Finding the Right Local AI Model to Run on My Hardware

Todays experiment is to find the best open source LLM model that runs locally on my MacBook Pro. All without having a huge additional cognitive load on what to pick. Qwen3.5-35B-A3B looked like the ideal new candidate to pick for my use case, but I was not sure it would run on my MacBook Pro.

View this post on X

However a feeling of fear came over me, what if my Mac is not capable and I would find out my expensive machine is insufficient. I was never able to figure out what the best model available was that could run on my specific hardware. The manual path required scraping the model list, investigating my hardware specs and matching these constraints manually.

So I started searching for tools to help me and found llmfit on GitHub. A tool that scans my hardware and then proposes the best fitting AI model. Could it really give me a ranked, hardware-aware recommendation so I wouldn’t have to think? What I really wanted was a deterministic answer.

So I installed llmfit on my MacBook Pro via HomeBrew to try it out.

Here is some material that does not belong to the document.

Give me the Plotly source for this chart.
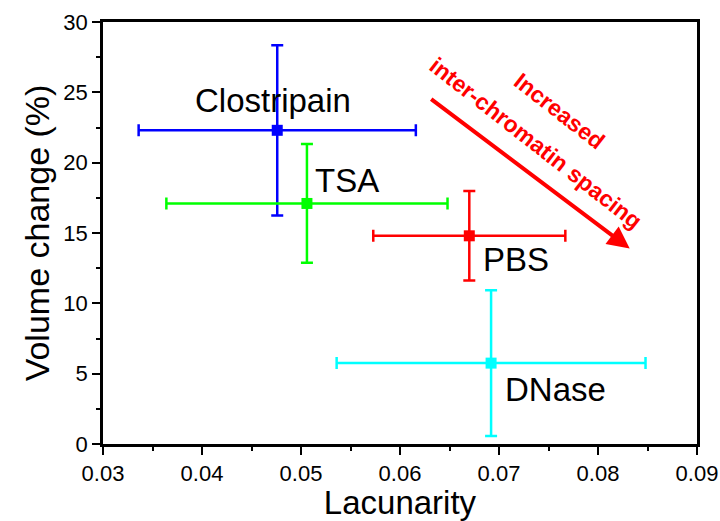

brew tap AlexsJones/llmfit
brew install llmfit

After installation, I searched for Qwen3.5 but couldn’t find it. If the list is incomplete I would still be guessing. It should have the latest and greatest models showing up, otherwise I still would be worried I have not the best model for the job. It would just add to my cognitive load problem this way.

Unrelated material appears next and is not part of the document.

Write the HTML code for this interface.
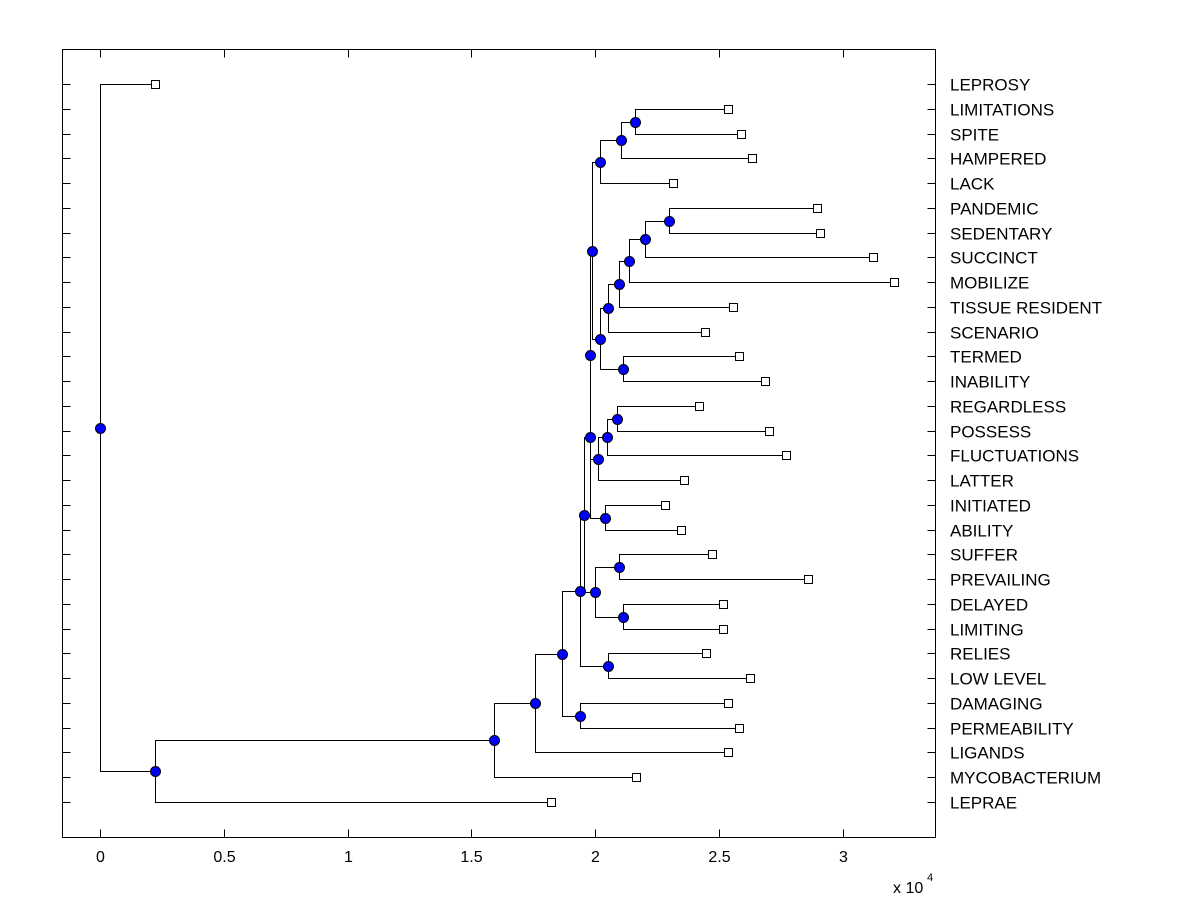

So the next step was to ask ChatGPT how to fix this. First we struggled to make sure I could manually make a new build. Then I had to add the Qwen3.5 models manually. This worked eventually, but after running the newly built llmfit binary it still didn’t show Qwen3.5 models.

I continued my struggle to get it to work, and eventually ChatGPT figured out why this was still happening:

Your hf_models.json does contain Qwen 3.5, but the llmfit UI is filtering them out at runtime. This means the problem is no longer the scraper. It is the frontend filtering logic in llmfit-tui.
Qwen 3.5 models currently have: pipeline_tag = image-text-to-text llmfit primarily targets: text-generation So they are silently excluded.

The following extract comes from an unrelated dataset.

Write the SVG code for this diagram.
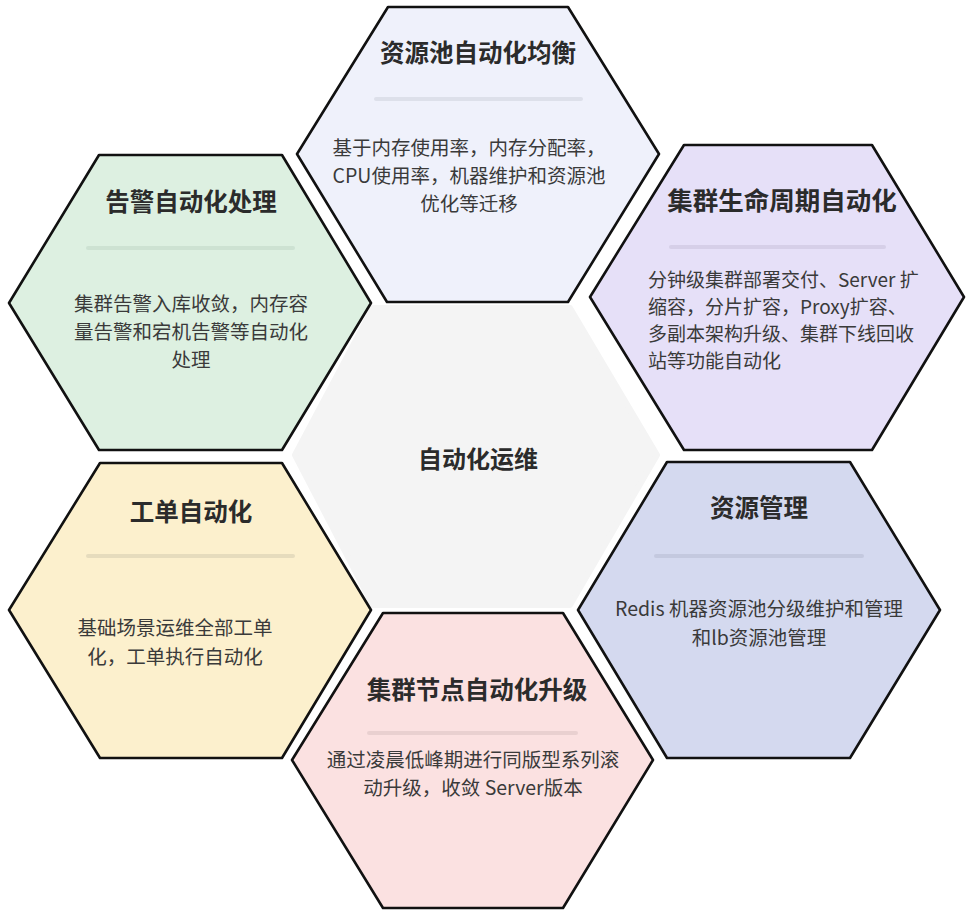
<svg xmlns="http://www.w3.org/2000/svg" width="972" height="922" viewBox="0 0 972 922">
<style>
.hex{stroke:#111;stroke-width:2.6;stroke-linejoin:round}
.t{font-family:"Noto Sans CJK SC","Noto Sans",sans-serif;font-weight:bold;font-size:24.5px;fill:#2b2b2b;text-anchor:middle}
.b{font-family:"Noto Sans CJK SC","Noto Sans",sans-serif;font-size:19.5px;fill:#3a3a3a;text-anchor:middle}
.bl{font-family:"Noto Sans CJK SC","Noto Sans",sans-serif;font-size:19px;fill:#3a3a3a;text-anchor:start}
.sep{stroke-width:4;stroke-linecap:round}
</style>
<rect width="972" height="922" fill="#ffffff"/>
<g id="center">
<polygon points="373,308 570,308 657,455 570,605 373,605 295,455" fill="#f4f4f4" stroke="#f4f4f4" stroke-width="6" stroke-linejoin="round"/>
<text class="t" x="478" y="468" style="font-size:24px">自动化运维</text>
</g>
<g id="pool-balance">
<polygon class="hex" points="388,7 568,7 659,154 568,302 387,302 297,154" fill="#eff1fb"/>
<text class="t" x="478" y="62">资源池自动化均衡</text>
<line class="sep" x1="376" y1="99" x2="581" y2="99" stroke="#dde0ea"/>
<text class="b" x="469" y="155">基于内存使用率，内存分配率，</text>
<text class="b" x="469" y="183">CPU使用率，机器维护和资源池</text>
<text class="b" x="469" y="211">优化等迁移</text>
</g>
<g id="alarm">
<polygon class="hex" points="99,155 282,155 371,303 282,450 99,450 9,303" fill="#ddf0e1"/>
<text class="t" x="191" y="211">告警自动化处理</text>
<line class="sep" x1="88" y1="248" x2="293" y2="248" stroke="#cde2d2"/>
<text class="b" x="191" y="311">集群告警入库收敛，内存容</text>
<text class="b" x="191" y="339">量告警和宕机告警等自动化</text>
<text class="b" x="191" y="367">处理</text>
</g>
<g id="lifecycle">
<polygon class="hex" points="684,145 872,145 964,297 872,450 684,450 590,297" fill="#e6e0f8"/>
<text class="t" x="782" y="210" style="font-size:25.5px">集群生命周期自动化</text>
<line class="sep" x1="671" y1="247" x2="884" y2="247" stroke="#d6cfe8"/>
<text class="bl" x="648" y="287">分钟级集群部署交付、Server 扩</text>
<text class="bl" x="648" y="314">缩容，分片扩容，Proxy扩容、</text>
<text class="bl" x="648" y="341">多副本架构升级、集群下线回收</text>
<text class="bl" x="648" y="368">站等功能自动化</text>
</g>
<g id="ticket">
<polygon class="hex" points="100,463 282,463 371,610 282,758 100,758 9,610" fill="#fcf0cd"/>
<text class="t" x="191" y="521">工单自动化</text>
<line class="sep" x1="88" y1="556" x2="293" y2="556" stroke="#e6dcbd"/>
<text class="b" x="175" y="635">基础场景运维全部工单</text>
<text class="b" x="175" y="664">化，工单执行自动化</text>
</g>
<g id="resource">
<polygon class="hex" points="667,462 850,462 940,610 850,758 667,758 578,610" fill="#d4d9ef"/>
<text class="t" x="759" y="517">资源管理</text>
<line class="sep" x1="656" y1="556" x2="862" y2="556" stroke="#c4c9df"/>
<text class="b" x="759" y="616">Redis 机器资源池分级维护和管理</text>
<text class="b" x="759" y="645">和lb资源池管理</text>
</g>
<g id="upgrade">
<polygon class="hex" points="383,613 563,613 653,760 563,908 383,908 292,760" fill="#fbe1e1"/>
<text class="t" x="477" y="699">集群节点自动化升级</text>
<line class="sep" x1="369" y1="733" x2="576" y2="733" stroke="#e9d0d0"/>
<text class="b" x="473" y="767">通过凌晨低峰期进行同版型系列滚</text>
<text class="b" x="473" y="795">动升级，收敛 Server版本</text>
</g>
<g id="connectors"></g>
</svg>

At that point I was ready to give up. It seemed llmfit is not the tool that was solving my problen. It is becoming more common to use multi-modal models for text generation.

Then I just took a leap of faith and installed Qwen3.5-35B-A3B via ollama on my local machine. All without knowing for sure it would work and was the right model for the job. It worked fine…

Key Lesson: I Keep Making the Same Iteration Mistakes

I tried to remove the cognitive load of picking a system manually. It started to complicate things pretty quickly. The fastest way to reduce my cognitive load however was to just test the model directly. Iteration is beating evaluation again. I keep trying to design systems to prevent mistakes. But often the cheapest feedback loop is simply to try. This pattern keeps repeating itself.